地面を踏んだらしっかり蹴ること、腕をしっかり引いて出すこと、そして脚全体をジョギングの時以上に引き付けることでスピードと推進力がつきます。これもいきなり真似するのではなく、エクササイズを続けて動きを習得することで自然に身につきます」
④ 走っている途中でこんなことを意識
走ることは楽しい。でも夢中になっているうちにカラダのバランスが崩れたり、いつの間にかペースが乱れたりすることも。いくつかの要点を意識しておくだけで、長い時間、いいフォームで気持ちよく走れるようになる。
次第にブレる上半身。伸ばしてリセット!
長い時間走っていると、いつの間にか背中が曲がって重心が低くなり、フォームも左右にブレてしまう。そこでオススメなのが、走っている途中の背伸び。走りながら両手を組み、そのまま頭上へ両腕を伸ばして大きく背伸びをしながらしばらく走ってみよう。
丸くなりがちな背すじがピーンと伸び、胸をしっかり張れるため呼吸が楽になっていく。また重心が高くなり歩幅が自然と広がるメリットも。
信号は手前から眺めてスピード調節。ダッシュはNG
街を走ると必ず信号に引っかかる。赤に変わりそうな時はダッシュで渡りがちだが、それを何度も繰り返すとペースが乱れてしまう。

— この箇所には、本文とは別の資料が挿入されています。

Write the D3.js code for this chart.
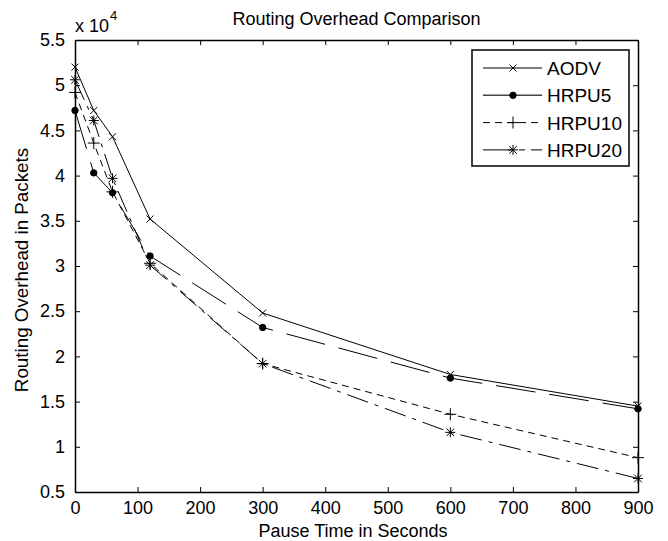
<!DOCTYPE html>
<html>
<head>
<meta charset="utf-8">
<script src="https://cdn.jsdelivr.net/npm/d3@7"></script>
<style>
  body { margin: 0; background: #fff; }
  text { font-family: "Liberation Sans", Arial, sans-serif; fill: #000; }
</style>
</head>
<body>
<script>
// pause times (seconds)
var pauseTimes = [0, 30, 60, 120, 300, 600, 900];
// routing overhead, in units of 10^4 packets
var aodv = [5.20, 4.72, 4.43, 3.52, 2.48, 1.80, 1.45];
var hrpu5 = [4.72, 4.03, 3.81, 3.11, 2.32, 1.76, 1.42];
var hrpu10 = [4.92, 4.36, 3.82, 3.03, 1.92, 1.36, 0.88];
var hrpu20 = [5.06, 4.61, 3.97, 3.01, 1.92, 1.16, 0.65];

var seriesNames = ["AODV", "HRPU5", "HRPU10", "HRPU20"];
var xTicks = [0, 100, 200, 300, 400, 500, 600, 700, 800, 900];
var yTicks = [0.5, 1, 1.5, 2, 2.5, 3, 3.5, 4, 4.5, 5, 5.5];

var width = 668, height = 541;
var margin = {top: 40, right: 30, bottom: 49, left: 75};
var w = width - margin.left - margin.right,
    h = height - margin.top - margin.bottom;

var svg = d3.select("body").append("svg")
    .attr("width", width)
    .attr("height", height);

var x = d3.scaleLinear().domain([0, 900]).range([0, w]);
var y = d3.scaleLinear().domain([0.5, 5.5]).range([h, 0]);

var g = svg.append("g")
    .attr("transform", "translate(" + margin.left + "," + margin.top + ")");

// axes, ticks pointing inward like matlab
g.append("g")
    .attr("transform", "translate(0," + h + ")")
    .call(d3.axisBottom(x).tickValues(xTicks).tickSizeInner(-5).tickSizeOuter(0).tickPadding(9));
g.append("g")
    .call(d3.axisTop(x).tickValues(xTicks).tickSizeInner(-5).tickSizeOuter(0).tickFormat(""));
g.append("g")
    .call(d3.axisLeft(y).tickValues(yTicks).tickSizeInner(-5).tickSizeOuter(0).tickPadding(10)
        .tickFormat(d3.format("")));
g.append("g")
    .attr("transform", "translate(" + w + ",0)")
    .call(d3.axisRight(y).tickValues(yTicks).tickSizeInner(-5).tickSizeOuter(0).tickFormat(""));

g.selectAll(".domain").attr("stroke", "#000").attr("stroke-width", 1.5);
g.selectAll(".tick line").attr("stroke", "#000");
g.selectAll(".tick text")
    .attr("font-family", null)
    .style("font-family", "'Liberation Sans', Arial, sans-serif")
    .style("font-size", "18px");

// exponent label
svg.append("text").attr("x", 75).attr("y", 32).style("font-size", "18px").text("x 10");
svg.append("text").attr("x", 110).attr("y", 20).style("font-size", "13px").text("4");

// title and axis labels
svg.append("text")
    .attr("x", margin.left + w / 2).attr("y", 25)
    .attr("text-anchor", "middle")
    .style("font-size", "18px")
    .text("Routing Overhead Comparison");
svg.append("text")
    .attr("x", 353).attr("y", 537)
    .attr("text-anchor", "middle")
    .style("font-size", "18px")
    .text("Pause Time in Seconds");
svg.append("text")
    .attr("transform", "translate(28,270) rotate(-90)")
    .attr("text-anchor", "middle")
    .style("font-size", "18.8px")
    .text("Routing Overhead in Packets");

var series = [
    {name: seriesNames[0], values: aodv, dash: null, marker: "x"},
    {name: seriesNames[1], values: hrpu5, dash: "40,14", marker: "dot"},
    {name: seriesNames[2], values: hrpu10, dash: "7,5", marker: "plus"},
    {name: seriesNames[3], values: hrpu20, dash: "22,7,4,7", marker: "star"}
];

var line = d3.line()
    .x(function (d) { return x(d[0]); })
    .y(function (d) { return y(d[1]); });

function drawMarker(sel, type, cx, cy) {
    var m = sel.append("g").attr("transform", "translate(" + cx + "," + cy + ")")
        .attr("stroke", "#000").attr("stroke-width", 1).attr("fill", "none");
    if (type === "x") {
        m.append("path").attr("d", "M-3.5,-3.5L3.5,3.5M-3.5,3.5L3.5,-3.5");
    } else if (type === "dot") {
        m.append("circle").attr("r", 3.2).attr("fill", "#000");
    } else if (type === "plus") {
        m.append("path").attr("d", "M-6,0L6,0M0,-6L0,6");
    } else if (type === "star") {
        m.append("path").attr("d", "M-5,0L5,0M0,-5L0,5M-3.8,-3.8L3.8,3.8M-3.8,3.8L3.8,-3.8");
    }
}

series.forEach(function (s) {
    var pts = pauseTimes.map(function (t, i) { return [t, s.values[i]]; });
    g.append("path")
        .datum(pts)
        .attr("d", line)
        .attr("fill", "none")
        .attr("stroke", "#000")
        .attr("stroke-width", 1)
        .attr("stroke-dasharray", s.dash);
    pts.forEach(function (p) { drawMarker(g, s.marker, x(p[0]), y(p[1])); });
});

// legend
var lg = svg.append("g").attr("transform", "translate(472,50)");
lg.append("rect").attr("width", 157).attr("height", 116)
    .attr("fill", "#fff").attr("stroke", "#000").attr("stroke-width", 1.5);
series.forEach(function (s, i) {
    var ly = 18 + i * 27.3;
    lg.append("line")
        .attr("x1", 11).attr("x2", 70).attr("y1", ly).attr("y2", ly)
        .attr("stroke", s.marker === "dot" ? "#444" : "#000")
        .attr("stroke-width", s.marker === "dot" ? 1.6 : 1)
        .attr("stroke-dasharray", s.dash === "7,5" ? "7,5" : (s.dash === "22,7,4,7" ? "30,6,6,6" : null));
    drawMarker(lg, s.marker, 41, ly);
    lg.append("text").attr("x", 75).attr("y", ly + 7)
        .style("font-size", "19px").text(s.name);
});
</script>
</body>
</html>
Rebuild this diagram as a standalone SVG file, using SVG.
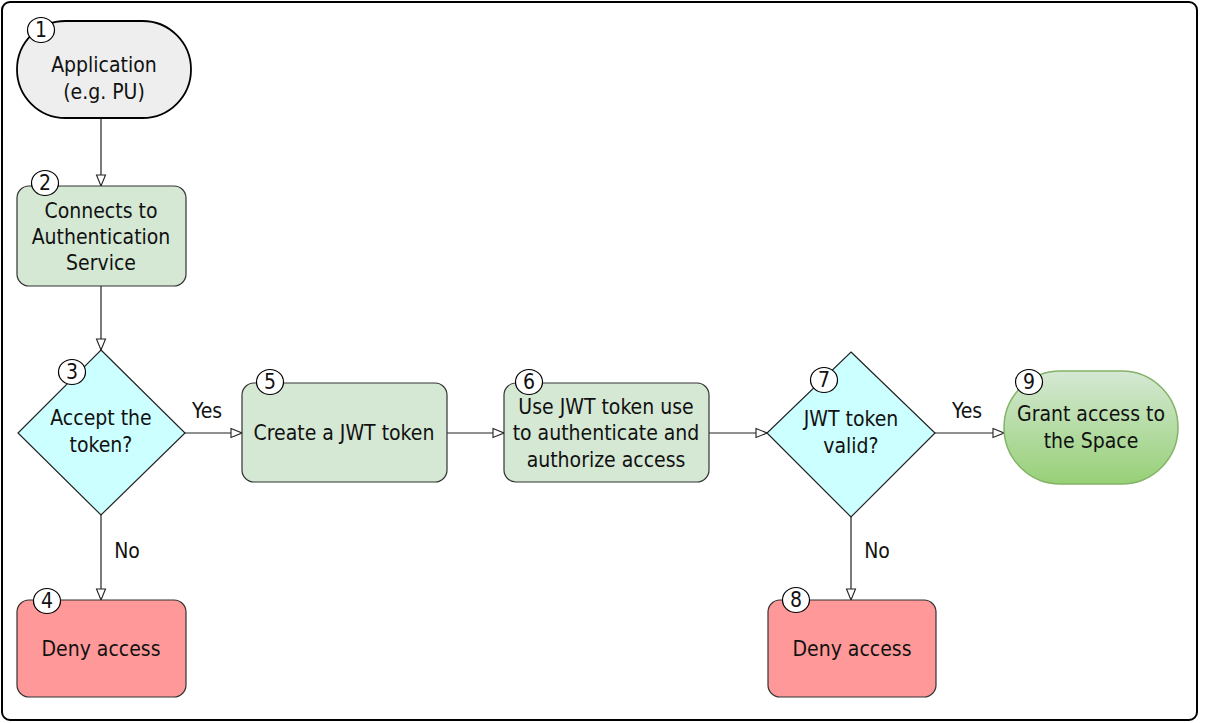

街中では目線を軽く上に向けて走り、先にある信号の様子を確認しておこう。その時点で赤なら普通の速さで走ればちょうどいいタイミングで渡れる。逆に青なら速度を緩めよう。赤信号の途中~青に変わる頃に信号に差し掛かる可能性が高くなり、スムーズに渡れる。
⑤ クールダウンで翌日もカラダスッキリ
走った後は腰のあたりを縦に走る上半身と下半身をつなぐ唯一の筋肉、腸腰筋が硬くなりがち。カラダをしっかり起こして気持ちよく走るために大事な筋肉なので、ストレッチで十分伸ばして柔らかくしておこう。
上半身と下半身のつなぎ目、腸腰筋を伸ばそう
手を組んでしゃがみ、膝を曲げたまま脚を前後に大きく開いて両手を前側の膝に置く。膝が爪先より前に出ないよう注意しながら目線をまっすぐ前に向け、腰をゆっくり落として股関節や脚の付け根あたりを10~15秒かけて伸ばしていく。反対側も同様に。
立ち姿勢から脚を広げてしゃがむのではなく、しゃがんでから脚を広げると膝が前に出にくくなり、しっかり腸腰筋に効かせられる。